Code that draws figures =>
--- begin ---

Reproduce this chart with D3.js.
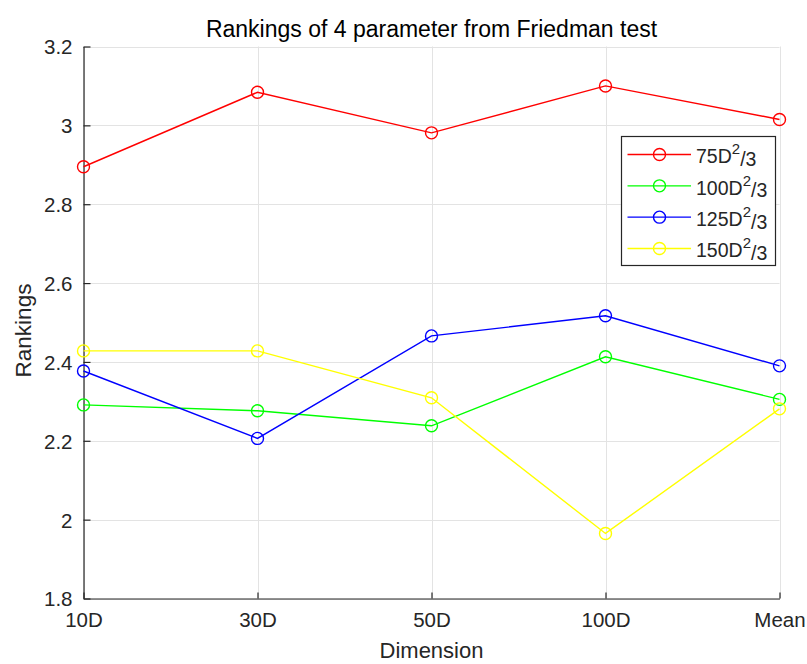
<!DOCTYPE html>
<html>
<head>
<meta charset="utf-8">
<script src="https://cdn.jsdelivr.net/npm/d3@7"></script>
<style>
  html, body { margin: 0; padding: 0; background: #fff; }
  svg { display: block; font-family: "Liberation Sans", Arial, Helvetica, sans-serif; }
</style>
</head>
<body>
<svg id="chart" width="807" height="664"></svg>
<script>
// Dimension groups along the x axis
const dimensions = ["10D", "30D", "50D", "100D", "Mean"];

// Mean Friedman ranking for each population-size setting
const rank75 = [2.895, 3.084, 2.981, 3.100, 3.015];
const rank100 = [2.291, 2.276, 2.238, 2.413, 2.305];
const rank125 = [2.377, 2.206, 2.466, 2.517, 2.390];
const rank150 = [2.428, 2.428, 2.309, 1.965, 2.281];

const seriesNames = ["75", "100", "125", "150"];
const seriesColors = ["#ff0000", "#00ff00", "#0000ff", "#ffff00"];
const yTicks = [1.8, 2, 2.2, 2.4, 2.6, 2.8, 3, 3.2];

const series = [rank75, rank100, rank125, rank150].map((values, i) => ({
  name: seriesNames[i],
  color: seriesColors[i],
  values
}));

const svg = d3.select("#chart");
const plot = { left: 83.5, right: 779.5, top: 46.5, bottom: 598.5 };
const textColor = "#262626";

const x = d3.scalePoint().domain(dimensions).range([plot.left, plot.right]);
const y = d3.scaleLinear().domain([1.8, 3.2]).range([plot.bottom, plot.top]);

// Grid
const grid = svg.append("g").attr("stroke", "#e3e3e3").attr("stroke-width", 1);
grid.selectAll("line.h").data(yTicks).join("line")
  .attr("class", "h")
  .attr("x1", plot.left).attr("x2", plot.right)
  .attr("y1", d => Math.round(y(d)) + 0.5).attr("y2", d => Math.round(y(d)) + 0.5);
grid.selectAll("line.v").data(dimensions).join("line")
  .attr("class", "v")
  .attr("y1", plot.top).attr("y2", plot.bottom)
  .attr("x1", d => Math.round(x(d)) + 0.5).attr("x2", d => Math.round(x(d)) + 0.5);

// Axes
const yAxis = d3.axisLeft(y).tickValues(yTicks).tickFormat(d3.format("~g"))
  .tickSizeInner(-7).tickSizeOuter(0).tickPadding(11);
const xAxis = d3.axisBottom(x).tickSizeInner(-6).tickSizeOuter(0).tickPadding(14);

const gy = svg.append("g").attr("transform", `translate(${plot.left},0)`).call(yAxis);
const gx = svg.append("g").attr("transform", `translate(0,${plot.bottom})`).call(xAxis);

[gx, gy].forEach(g => {
  g.select(".domain").attr("stroke", textColor).attr("stroke-width", 1.2);
  g.selectAll(".tick line").attr("stroke", textColor).attr("stroke-width", 1.2);
  g.selectAll(".tick text").attr("fill", textColor)
    .style("font-size", "20.5px")
    .style("font-family", "'Liberation Sans', Arial, sans-serif");
});
gy.selectAll(".tick text").attr("dy", "0.36em");
gx.selectAll(".tick text").attr("dy", "0.71em");

// Series lines and markers
const line = d3.line().x((d, i) => x(dimensions[i])).y(d => y(d));
const lines = svg.append("g");
series.forEach(s => {
  lines.append("path")
    .attr("d", line(s.values))
    .attr("fill", "none")
    .attr("stroke", s.color)
    .attr("stroke-width", 1.4);
  lines.selectAll(null).data(s.values).join("circle")
    .attr("cx", (d, i) => x(dimensions[i]))
    .attr("cy", d => y(d))
    .attr("r", 6)
    .attr("fill", "none")
    .attr("stroke", s.color)
    .attr("stroke-width", 1.4);
});

// Title and axis labels
svg.append("text")
  .attr("x", (plot.left + plot.right) / 2).attr("y", 37)
  .attr("text-anchor", "middle")
  .attr("fill", "#000")
  .style("font-size", "23px")
  .text("Rankings of 4 parameter from Friedman test");

svg.append("text")
  .attr("x", (plot.left + plot.right) / 2).attr("y", 658)
  .attr("text-anchor", "middle")
  .attr("fill", textColor)
  .style("font-size", "22px")
  .text("Dimension");

svg.append("text")
  .attr("transform", `translate(31,${(plot.top + plot.bottom) / 2 + 8}) rotate(-90)`)
  .attr("text-anchor", "middle")
  .attr("fill", textColor)
  .style("font-size", "22.5px")
  .text("Rankings");

// Legend
const legend = svg.append("g");
legend.append("rect")
  .attr("x", 621.5).attr("y", 136.5)
  .attr("width", 154).attr("height", 129)
  .attr("fill", "#fff")
  .attr("stroke", textColor)
  .attr("stroke-width", 1.2);

const rowY = d3.scaleLinear().domain([0, 3]).range([154.5, 248.5]);
const items = legend.selectAll("g.item").data(series).join("g")
  .attr("class", "item")
  .attr("transform", (d, i) => `translate(0,${rowY(i)})`);
items.append("line")
  .attr("x1", 627.5).attr("x2", 691)
  .attr("stroke", d => d.color).attr("stroke-width", 1.4);
items.append("circle")
  .attr("cx", 659.5).attr("r", 6)
  .attr("fill", "none")
  .attr("stroke", d => d.color).attr("stroke-width", 1.4);
const label = items.append("text")
  .attr("x", 696).attr("y", 0).attr("dy", "0.45em")
  .attr("fill", textColor)
  .style("font-size", "19.5px");
label.append("tspan").text(d => d.name + "D");
label.append("tspan").attr("dy", "-0.6em").style("font-size", "15px").text("2");
label.append("tspan").attr("dy", "0.6em").text("/3");
</script>
</body>
</html>
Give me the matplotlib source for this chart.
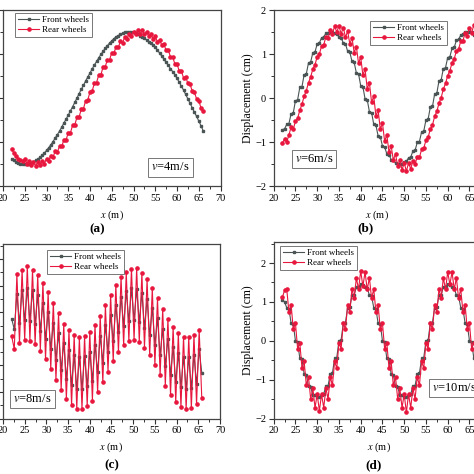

--- end ---

Work to be completed => Repeat the material verbatim. Do not carry over any picture.

Result of this exercise =>
Reproduce this chart with D3.js.
<!DOCTYPE html>
<html>
<head>
<meta charset="utf-8">
<script src="https://cdn.jsdelivr.net/npm/d3@7"></script>
<style>
  html, body { margin: 0; padding: 0; background: #fff; }
  svg { display: block; font-family: "Liberation Sans", Arial, Helvetica, sans-serif; }
</style>
</head>
<body>
<svg id="chart" width="807" height="664"></svg>
<script>
// Dimension groups along the x axis
const dimensions = ["10D", "30D", "50D", "100D", "Mean"];

// Mean Friedman ranking for each population-size setting
const rank75 = [2.895, 3.084, 2.981, 3.100, 3.015];
const rank100 = [2.291, 2.276, 2.238, 2.413, 2.305];
const rank125 = [2.377, 2.206, 2.466, 2.517, 2.390];
const rank150 = [2.428, 2.428, 2.309, 1.965, 2.281];

const seriesNames = ["75", "100", "125", "150"];
const seriesColors = ["#ff0000", "#00ff00", "#0000ff", "#ffff00"];
const yTicks = [1.8, 2, 2.2, 2.4, 2.6, 2.8, 3, 3.2];

const series = [rank75, rank100, rank125, rank150].map((values, i) => ({
  name: seriesNames[i],
  color: seriesColors[i],
  values
}));

const svg = d3.select("#chart");
const plot = { left: 83.5, right: 779.5, top: 46.5, bottom: 598.5 };
const textColor = "#262626";

const x = d3.scalePoint().domain(dimensions).range([plot.left, plot.right]);
const y = d3.scaleLinear().domain([1.8, 3.2]).range([plot.bottom, plot.top]);

// Grid
const grid = svg.append("g").attr("stroke", "#e3e3e3").attr("stroke-width", 1);
grid.selectAll("line.h").data(yTicks).join("line")
  .attr("class", "h")
  .attr("x1", plot.left).attr("x2", plot.right)
  .attr("y1", d => Math.round(y(d)) + 0.5).attr("y2", d => Math.round(y(d)) + 0.5);
grid.selectAll("line.v").data(dimensions).join("line")
  .attr("class", "v")
  .attr("y1", plot.top).attr("y2", plot.bottom)
  .attr("x1", d => Math.round(x(d)) + 0.5).attr("x2", d => Math.round(x(d)) + 0.5);

// Axes
const yAxis = d3.axisLeft(y).tickValues(yTicks).tickFormat(d3.format("~g"))
  .tickSizeInner(-7).tickSizeOuter(0).tickPadding(11);
const xAxis = d3.axisBottom(x).tickSizeInner(-6).tickSizeOuter(0).tickPadding(14);

const gy = svg.append("g").attr("transform", `translate(${plot.left},0)`).call(yAxis);
const gx = svg.append("g").attr("transform", `translate(0,${plot.bottom})`).call(xAxis);

[gx, gy].forEach(g => {
  g.select(".domain").attr("stroke", textColor).attr("stroke-width", 1.2);
  g.selectAll(".tick line").attr("stroke", textColor).attr("stroke-width", 1.2);
  g.selectAll(".tick text").attr("fill", textColor)
    .style("font-size", "20.5px")
    .style("font-family", "'Liberation Sans', Arial, sans-serif");
});
gy.selectAll(".tick text").attr("dy", "0.36em");
gx.selectAll(".tick text").attr("dy", "0.71em");

// Series lines and markers
const line = d3.line().x((d, i) => x(dimensions[i])).y(d => y(d));
const lines = svg.append("g");
series.forEach(s => {
  lines.append("path")
    .attr("d", line(s.values))
    .attr("fill", "none")
    .attr("stroke", s.color)
    .attr("stroke-width", 1.4);
  lines.selectAll(null).data(s.values).join("circle")
    .attr("cx", (d, i) => x(dimensions[i]))
    .attr("cy", d => y(d))
    .attr("r", 6)
    .attr("fill", "none")
    .attr("stroke", s.color)
    .attr("stroke-width", 1.4);
});

// Title and axis labels
svg.append("text")
  .attr("x", (plot.left + plot.right) / 2).attr("y", 37)
  .attr("text-anchor", "middle")
  .attr("fill", "#000")
  .style("font-size", "23px")
  .text("Rankings of 4 parameter from Friedman test");

svg.append("text")
  .attr("x", (plot.left + plot.right) / 2).attr("y", 658)
  .attr("text-anchor", "middle")
  .attr("fill", textColor)
  .style("font-size", "22px")
  .text("Dimension");

svg.append("text")
  .attr("transform", `translate(31,${(plot.top + plot.bottom) / 2 + 8}) rotate(-90)`)
  .attr("text-anchor", "middle")
  .attr("fill", textColor)
  .style("font-size", "22.5px")
  .text("Rankings");

// Legend
const legend = svg.append("g");
legend.append("rect")
  .attr("x", 621.5).attr("y", 136.5)
  .attr("width", 154).attr("height", 129)
  .attr("fill", "#fff")
  .attr("stroke", textColor)
  .attr("stroke-width", 1.2);

const rowY = d3.scaleLinear().domain([0, 3]).range([154.5, 248.5]);
const items = legend.selectAll("g.item").data(series).join("g")
  .attr("class", "item")
  .attr("transform", (d, i) => `translate(0,${rowY(i)})`);
items.append("line")
  .attr("x1", 627.5).attr("x2", 691)
  .attr("stroke", d => d.color).attr("stroke-width", 1.4);
items.append("circle")
  .attr("cx", 659.5).attr("r", 6)
  .attr("fill", "none")
  .attr("stroke", d => d.color).attr("stroke-width", 1.4);
const label = items.append("text")
  .attr("x", 696).attr("y", 0).attr("dy", "0.45em")
  .attr("fill", textColor)
  .style("font-size", "19.5px");
label.append("tspan").text(d => d.name + "D");
label.append("tspan").attr("dy", "-0.6em").style("font-size", "15px").text("2");
label.append("tspan").attr("dy", "0.6em").text("/3");
</script>
</body>
</html>
Give me the matplotlib source for this chart.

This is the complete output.